Williams argues that his motion to suppress should have been granted because the search warrant affidavit did not show probable cause. In reviewing a district court's denial of a motion to suppress, we review findings of fact for clear error and conclusions of law de novo, United States v. Hudson, 405 F.3d 425, 431 (6th Cir. 2005), viewing the evidence in the light most favorable to the government. United States v. Galloway, 316 F.3d 624, 628 (6th Cir. 2003). The search warrant application sought to obtain two types of contraband: drugs and firearms. We are satisfied that probable cause existed within the four corners of the affidavit to support issuance of the search warrant for the drugs despite the district court's error in considering extraneous statements made by officers regarding their observation of drugs in plain view. When a magistrate is presented with an application for a search warrant, he must consider the totality of the circumstances and "make a practical, common-sense decision whether, given all the circumstances set forth in the affidavit before him, . . . there is a fair probability that contraband or evidence of a crime will be found in a particular place." Illinois v. Gates, 462 U.S. 213, 238 (1983). The magistrate must have a "`substantial basis for . . . conclud[ing]' that a search would uncover evidence of wrongdoing." Id. at 236 (alterations in original) (citation omitted). We have held that "[w]hen a witness has seen evidence in a specific location in the immediate past, and is willing to be named in the affidavit, the totality of the circumstances presents a substantial basis for conducting a search for that evidence." United States v. Pelham, 801 F.2d 875, 878 (6th Cir. 1986) (internal quotation marks omitted).

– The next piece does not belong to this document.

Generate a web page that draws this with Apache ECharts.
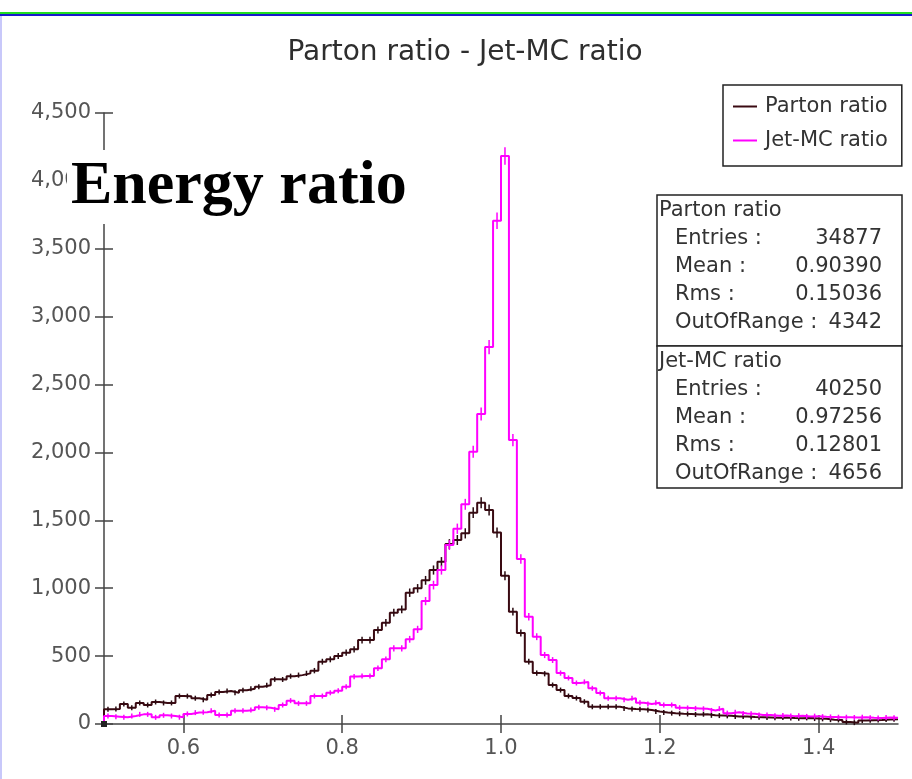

McCreight stated in his affidavit that Taylor told him that "there was Cocaine and Marijuana inside of the residence. Vival [sic] Taylor stated she stayed overnight on 09/27/03 at the residence and saw cocaine in the closet of Delawrence Williams['s] residence." We think this statement, plus the fact that Taylor's name appeared in the affidavit, provided the magistrate a substantial basis for issuing the search warrant as it related to the drugs. Williams argues that Taylor's statements were not credible because she was "mad" at Williams and told police about the drugs out of vengeance, thus negating any probable cause. Williams did not present this argument in the district court; therefore, it is waived. See United States v. Blair, 214 F.3d 690, 697 (6th Cir. 2000). Even if Williams's argument were properly before us, it would fail. We have held that where, as here, an informant is identified in the affidavit (and thus subject to liability for providing false information); has personal knowledge of criminal activity; and provides information consistent with facts independently verified by the police, probable cause may be found to support a search warrant. United States v. Couch, 367 F.3d 557, 560-61 (6th Cir. 2004); see also Pelham, 801 F.2d at 878. We think that, regardless of her motive, Taylor's statements to officers met this standard. We also agree with the district court that, despite investigator McCreight's false assertion in the search warrant affidavit concerning the presence of firearms in Williams's residence, officers executing the search warrant lawfully seized the .40-caliber handgun because it was in plain view and would have been subject to seizure even if it had not been mentioned in the search warrant. In Blair, we held that "so long as the agent is lawfully present, the discovery is inadvertent, and the incriminating nature of the item is
immediately apparent," the article may be seized. Blair, 214 F.3d at 698 (internal quotation marks and citations omitted). Here, the officers were lawfully in the home to search for drugs, and during the search, discovered the firearm in the night stand drawer. The weapon was subject to seizure for the further reason that the officers knew from previous dealings that Williams was a felon. The district court correctly denied Williams's motion to suppress the evidence. III. Williams next argues that the evidence was insufficient to support his conviction. We review sufficiency of evidence claims in the light most favorable to the government. If any "rational trier of fact could have found the essential elements of the crime beyond a reasonable doubt," then sufficient evidence exists. Jackson v. Virginia, 443 U.S. 307, 319 (1979). We will "not weigh the evidence, assess the credibility of the witnesses, or substitute our judgment for that of the jury." United States v. Wright, 16 F.3d 1429, 1440 (6th Cir. 1994). In order to prove the felon-in-possession offense, the government must show that: Williams had a previous felony conviction; he possessed a firearm; and the firearm traveled in interstate commerce. 18 U.S.C. § 922(g). Possession can be actual or constructive. Constructive possession is the "ownership, or dominion or control over the item itself, or dominion over the premises where the item is located." United States v. Richardson, 510 F.3d 622, 627 (6th Cir. 2007) (internal quotation marks and citations omitted), cert. denied, 128 S. Ct. 2072 (2008). We think the government produced ample evidence to satisfy all three elements.
First, Williams was a prior felon. Second, the firearm was shown to have originated outside Tennessee and traveled across the border to reach Williams's home. Finally, the weapon was in Williams's constructive possession. The government proved the
possession element by introducing numerous exhibits, including: mail addressed to Williams; utility and phone records from the mobile home; a cell phone box found directly underneath the gun, bearing an identification number matching the cell phone found on Williams's person; and a driver's license and photos bearing Williams's likeness, which were also found in the same bedroom as the firearm. In sum, we think the government produced more than sufficient evidence to support a rational trier of fact's conclusion that each element of the firearm offense was proved beyond a reasonable doubt. IV. The district court's judgment is AFFIRMED.